— Start THE INPUT —

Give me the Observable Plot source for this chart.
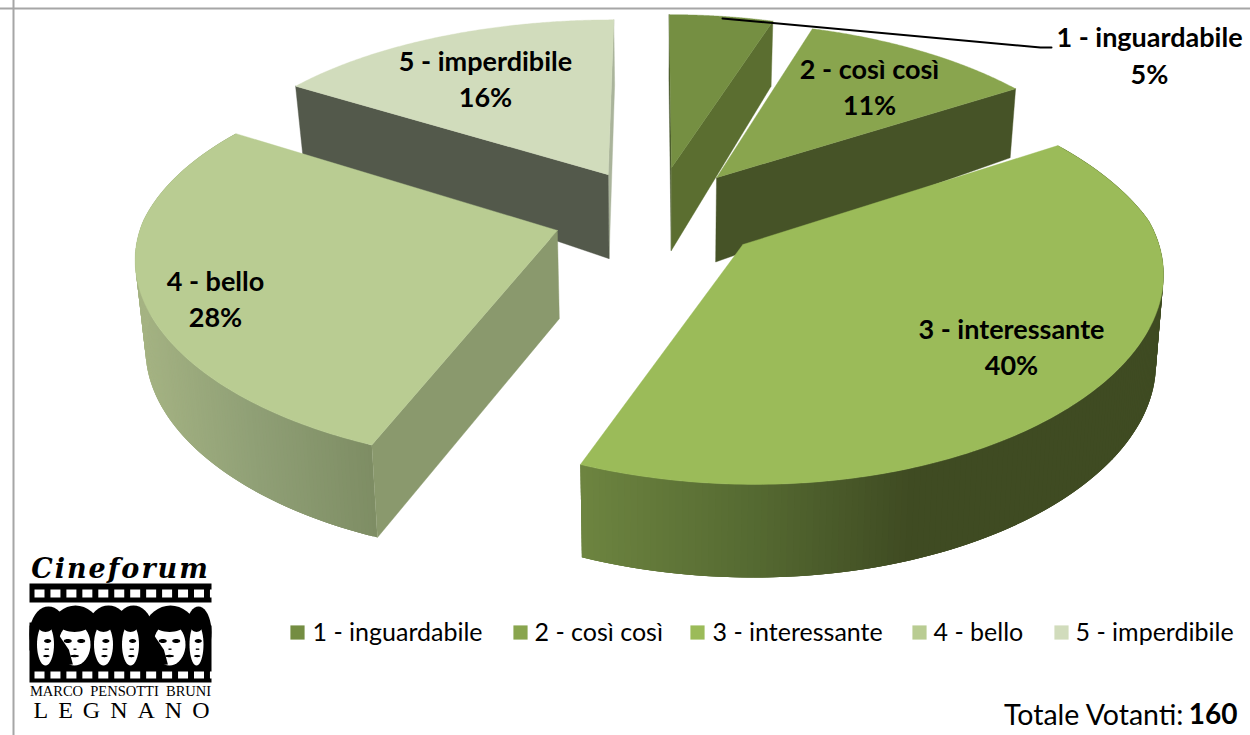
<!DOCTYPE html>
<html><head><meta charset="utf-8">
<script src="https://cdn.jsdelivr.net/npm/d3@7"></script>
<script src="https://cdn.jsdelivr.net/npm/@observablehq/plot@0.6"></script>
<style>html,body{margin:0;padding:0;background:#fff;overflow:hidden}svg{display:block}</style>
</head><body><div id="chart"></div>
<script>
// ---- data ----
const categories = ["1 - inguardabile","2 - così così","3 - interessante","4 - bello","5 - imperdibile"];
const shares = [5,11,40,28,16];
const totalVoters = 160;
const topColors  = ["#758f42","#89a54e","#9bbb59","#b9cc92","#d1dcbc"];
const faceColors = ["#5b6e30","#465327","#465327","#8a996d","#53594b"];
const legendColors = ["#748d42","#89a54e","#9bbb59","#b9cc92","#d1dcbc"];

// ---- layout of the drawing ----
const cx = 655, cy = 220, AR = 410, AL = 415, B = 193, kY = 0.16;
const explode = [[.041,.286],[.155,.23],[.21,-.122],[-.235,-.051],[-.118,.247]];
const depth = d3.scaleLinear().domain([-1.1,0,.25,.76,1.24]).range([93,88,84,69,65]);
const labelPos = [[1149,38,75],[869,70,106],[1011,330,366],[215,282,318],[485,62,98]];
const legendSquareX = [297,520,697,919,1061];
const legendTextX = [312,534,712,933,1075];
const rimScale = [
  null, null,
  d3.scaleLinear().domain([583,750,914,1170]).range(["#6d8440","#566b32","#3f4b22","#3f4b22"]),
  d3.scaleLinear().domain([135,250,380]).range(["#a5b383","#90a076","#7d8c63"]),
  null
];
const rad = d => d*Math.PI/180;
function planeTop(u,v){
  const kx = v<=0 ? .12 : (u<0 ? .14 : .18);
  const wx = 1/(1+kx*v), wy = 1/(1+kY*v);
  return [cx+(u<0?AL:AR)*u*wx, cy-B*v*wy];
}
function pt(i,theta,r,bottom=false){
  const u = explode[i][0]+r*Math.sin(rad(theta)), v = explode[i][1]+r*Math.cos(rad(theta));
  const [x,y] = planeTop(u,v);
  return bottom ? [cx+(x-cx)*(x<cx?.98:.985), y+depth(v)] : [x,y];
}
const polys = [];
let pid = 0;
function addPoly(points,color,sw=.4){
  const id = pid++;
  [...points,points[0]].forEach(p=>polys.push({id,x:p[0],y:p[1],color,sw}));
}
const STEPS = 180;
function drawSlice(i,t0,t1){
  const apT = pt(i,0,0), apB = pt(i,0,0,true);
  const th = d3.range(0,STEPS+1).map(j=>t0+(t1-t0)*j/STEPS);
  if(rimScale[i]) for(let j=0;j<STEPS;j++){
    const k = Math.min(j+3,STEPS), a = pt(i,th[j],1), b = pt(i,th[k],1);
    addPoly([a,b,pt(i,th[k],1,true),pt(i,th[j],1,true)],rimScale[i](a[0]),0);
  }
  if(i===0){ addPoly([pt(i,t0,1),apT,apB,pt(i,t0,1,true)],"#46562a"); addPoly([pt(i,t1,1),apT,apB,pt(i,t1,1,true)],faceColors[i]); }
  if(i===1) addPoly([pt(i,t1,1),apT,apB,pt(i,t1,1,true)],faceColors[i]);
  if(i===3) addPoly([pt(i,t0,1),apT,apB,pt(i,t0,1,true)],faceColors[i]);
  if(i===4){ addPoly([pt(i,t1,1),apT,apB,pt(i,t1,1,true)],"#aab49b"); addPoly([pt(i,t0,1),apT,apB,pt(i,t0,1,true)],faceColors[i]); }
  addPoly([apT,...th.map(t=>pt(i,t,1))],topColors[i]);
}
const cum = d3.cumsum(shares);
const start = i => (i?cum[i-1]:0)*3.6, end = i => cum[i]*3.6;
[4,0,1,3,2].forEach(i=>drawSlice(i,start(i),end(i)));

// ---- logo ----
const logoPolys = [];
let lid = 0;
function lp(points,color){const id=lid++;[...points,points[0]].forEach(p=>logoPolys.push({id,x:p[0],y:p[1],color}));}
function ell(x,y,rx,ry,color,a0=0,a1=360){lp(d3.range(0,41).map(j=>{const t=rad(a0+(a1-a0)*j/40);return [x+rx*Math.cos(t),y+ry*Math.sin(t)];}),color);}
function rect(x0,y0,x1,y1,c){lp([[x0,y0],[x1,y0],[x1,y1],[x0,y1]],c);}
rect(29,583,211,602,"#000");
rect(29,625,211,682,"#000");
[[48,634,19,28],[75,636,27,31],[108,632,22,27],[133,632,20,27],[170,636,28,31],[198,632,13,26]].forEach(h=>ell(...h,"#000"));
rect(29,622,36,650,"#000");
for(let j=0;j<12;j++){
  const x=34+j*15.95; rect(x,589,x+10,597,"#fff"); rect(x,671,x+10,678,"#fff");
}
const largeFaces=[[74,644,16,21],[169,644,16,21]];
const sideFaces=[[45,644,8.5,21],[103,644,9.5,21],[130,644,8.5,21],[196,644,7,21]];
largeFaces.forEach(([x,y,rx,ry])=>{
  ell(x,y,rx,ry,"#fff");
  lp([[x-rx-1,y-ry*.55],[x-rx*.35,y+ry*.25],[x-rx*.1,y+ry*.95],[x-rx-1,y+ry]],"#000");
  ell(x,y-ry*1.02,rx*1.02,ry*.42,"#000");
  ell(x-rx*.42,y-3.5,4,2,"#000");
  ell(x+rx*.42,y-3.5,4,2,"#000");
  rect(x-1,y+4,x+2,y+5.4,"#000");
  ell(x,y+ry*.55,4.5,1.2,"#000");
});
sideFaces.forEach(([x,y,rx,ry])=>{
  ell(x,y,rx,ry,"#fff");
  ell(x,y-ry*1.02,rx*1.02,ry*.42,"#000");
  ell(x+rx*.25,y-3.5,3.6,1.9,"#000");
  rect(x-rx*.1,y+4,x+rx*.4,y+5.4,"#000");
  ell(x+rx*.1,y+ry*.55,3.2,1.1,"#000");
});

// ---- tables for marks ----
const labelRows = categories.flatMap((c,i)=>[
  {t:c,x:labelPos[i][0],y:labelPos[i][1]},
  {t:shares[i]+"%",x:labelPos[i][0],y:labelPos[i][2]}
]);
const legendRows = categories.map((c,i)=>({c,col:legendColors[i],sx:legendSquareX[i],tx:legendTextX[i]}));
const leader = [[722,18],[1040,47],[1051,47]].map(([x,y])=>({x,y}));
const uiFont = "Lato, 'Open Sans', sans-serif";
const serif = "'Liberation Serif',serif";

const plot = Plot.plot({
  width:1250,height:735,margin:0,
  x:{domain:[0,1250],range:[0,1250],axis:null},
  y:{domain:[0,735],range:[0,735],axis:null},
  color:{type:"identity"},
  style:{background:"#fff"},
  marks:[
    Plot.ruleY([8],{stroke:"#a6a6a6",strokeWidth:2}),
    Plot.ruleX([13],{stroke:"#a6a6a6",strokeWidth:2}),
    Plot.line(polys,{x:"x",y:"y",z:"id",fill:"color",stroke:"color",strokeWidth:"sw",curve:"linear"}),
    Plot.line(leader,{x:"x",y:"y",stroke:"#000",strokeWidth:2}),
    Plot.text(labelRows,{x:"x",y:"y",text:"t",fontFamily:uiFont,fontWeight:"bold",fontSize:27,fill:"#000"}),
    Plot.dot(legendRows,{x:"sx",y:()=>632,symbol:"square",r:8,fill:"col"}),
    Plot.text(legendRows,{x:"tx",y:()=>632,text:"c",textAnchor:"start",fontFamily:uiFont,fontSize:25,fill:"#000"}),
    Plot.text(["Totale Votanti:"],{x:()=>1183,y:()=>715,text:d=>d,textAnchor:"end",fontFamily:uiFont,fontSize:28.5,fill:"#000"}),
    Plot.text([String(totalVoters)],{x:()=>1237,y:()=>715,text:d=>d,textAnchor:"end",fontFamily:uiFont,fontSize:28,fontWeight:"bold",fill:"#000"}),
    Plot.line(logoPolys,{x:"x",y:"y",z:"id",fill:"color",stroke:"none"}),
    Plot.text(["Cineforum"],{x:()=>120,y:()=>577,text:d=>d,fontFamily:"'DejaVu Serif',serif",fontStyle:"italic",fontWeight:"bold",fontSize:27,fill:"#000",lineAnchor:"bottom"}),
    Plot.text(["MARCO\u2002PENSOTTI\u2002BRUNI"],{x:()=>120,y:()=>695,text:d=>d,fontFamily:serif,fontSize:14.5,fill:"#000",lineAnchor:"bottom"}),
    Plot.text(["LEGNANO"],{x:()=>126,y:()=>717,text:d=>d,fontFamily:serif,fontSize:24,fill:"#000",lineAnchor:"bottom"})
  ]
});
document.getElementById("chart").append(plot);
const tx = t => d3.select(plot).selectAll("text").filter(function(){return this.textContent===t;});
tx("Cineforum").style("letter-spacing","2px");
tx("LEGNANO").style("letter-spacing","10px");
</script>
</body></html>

— End THE INPUT —
— Start THE INPUT —

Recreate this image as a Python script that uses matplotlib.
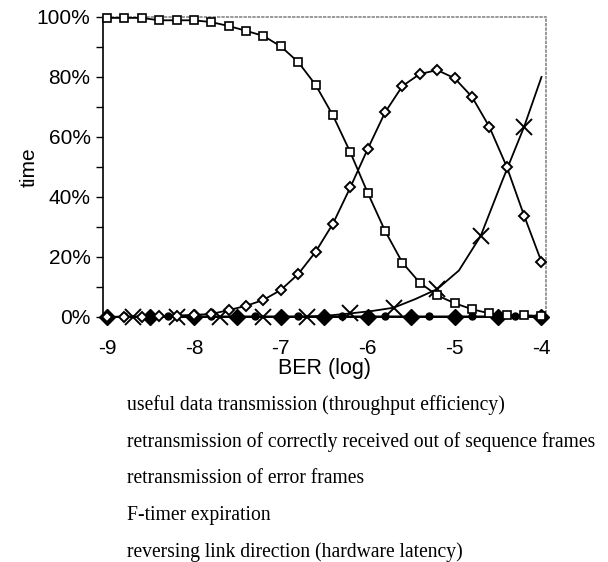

— End THE INPUT —
— Start THE INPUT —

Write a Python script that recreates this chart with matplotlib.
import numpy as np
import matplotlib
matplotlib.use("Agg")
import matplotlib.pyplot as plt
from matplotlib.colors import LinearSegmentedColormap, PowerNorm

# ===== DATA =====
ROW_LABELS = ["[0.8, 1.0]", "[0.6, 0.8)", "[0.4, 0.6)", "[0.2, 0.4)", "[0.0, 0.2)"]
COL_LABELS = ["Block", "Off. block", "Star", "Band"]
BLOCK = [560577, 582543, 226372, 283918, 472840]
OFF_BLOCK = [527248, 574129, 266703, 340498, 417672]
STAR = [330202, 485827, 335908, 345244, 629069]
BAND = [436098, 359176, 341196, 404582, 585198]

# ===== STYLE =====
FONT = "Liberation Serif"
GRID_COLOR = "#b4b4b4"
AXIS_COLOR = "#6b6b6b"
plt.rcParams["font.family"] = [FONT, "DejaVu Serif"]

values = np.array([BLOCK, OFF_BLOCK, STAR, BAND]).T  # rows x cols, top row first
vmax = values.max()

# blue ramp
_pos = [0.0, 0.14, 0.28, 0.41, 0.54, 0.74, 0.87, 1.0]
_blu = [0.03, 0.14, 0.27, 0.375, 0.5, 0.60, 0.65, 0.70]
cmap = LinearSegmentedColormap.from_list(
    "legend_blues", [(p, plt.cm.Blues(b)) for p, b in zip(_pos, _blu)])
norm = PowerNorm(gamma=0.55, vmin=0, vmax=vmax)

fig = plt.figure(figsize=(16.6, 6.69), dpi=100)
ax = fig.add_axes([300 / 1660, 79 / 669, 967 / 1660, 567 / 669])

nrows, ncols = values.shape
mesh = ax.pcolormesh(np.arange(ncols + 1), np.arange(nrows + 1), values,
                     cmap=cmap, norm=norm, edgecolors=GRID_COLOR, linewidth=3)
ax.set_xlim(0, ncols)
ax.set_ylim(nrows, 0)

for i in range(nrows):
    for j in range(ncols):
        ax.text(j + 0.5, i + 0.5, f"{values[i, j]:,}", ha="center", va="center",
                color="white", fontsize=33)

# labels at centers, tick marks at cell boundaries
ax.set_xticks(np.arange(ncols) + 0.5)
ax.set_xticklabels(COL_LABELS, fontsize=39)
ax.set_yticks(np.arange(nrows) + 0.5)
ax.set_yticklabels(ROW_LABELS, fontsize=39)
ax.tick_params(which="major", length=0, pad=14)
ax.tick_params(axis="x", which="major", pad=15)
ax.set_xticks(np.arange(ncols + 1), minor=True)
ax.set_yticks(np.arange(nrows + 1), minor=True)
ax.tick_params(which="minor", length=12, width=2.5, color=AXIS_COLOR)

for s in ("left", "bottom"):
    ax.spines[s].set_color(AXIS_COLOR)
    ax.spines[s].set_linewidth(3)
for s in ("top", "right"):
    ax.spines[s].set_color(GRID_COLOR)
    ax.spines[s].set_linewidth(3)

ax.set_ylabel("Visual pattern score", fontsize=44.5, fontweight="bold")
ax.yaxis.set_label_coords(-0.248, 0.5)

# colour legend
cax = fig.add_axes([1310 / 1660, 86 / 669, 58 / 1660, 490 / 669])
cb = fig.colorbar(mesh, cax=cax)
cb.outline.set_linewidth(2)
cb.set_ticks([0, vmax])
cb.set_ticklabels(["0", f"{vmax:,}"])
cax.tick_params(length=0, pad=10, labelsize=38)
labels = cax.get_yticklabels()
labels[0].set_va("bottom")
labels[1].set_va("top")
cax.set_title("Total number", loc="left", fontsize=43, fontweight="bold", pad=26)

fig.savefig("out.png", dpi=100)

— End THE INPUT —

◆ TASK REQUIREMENTS
Pull out the lines above in which the word "Python" appears.

◆ FULL ANSWER
Recreate this image as a Python script that uses matplotlib.
Write a Python script that recreates this chart with matplotlib.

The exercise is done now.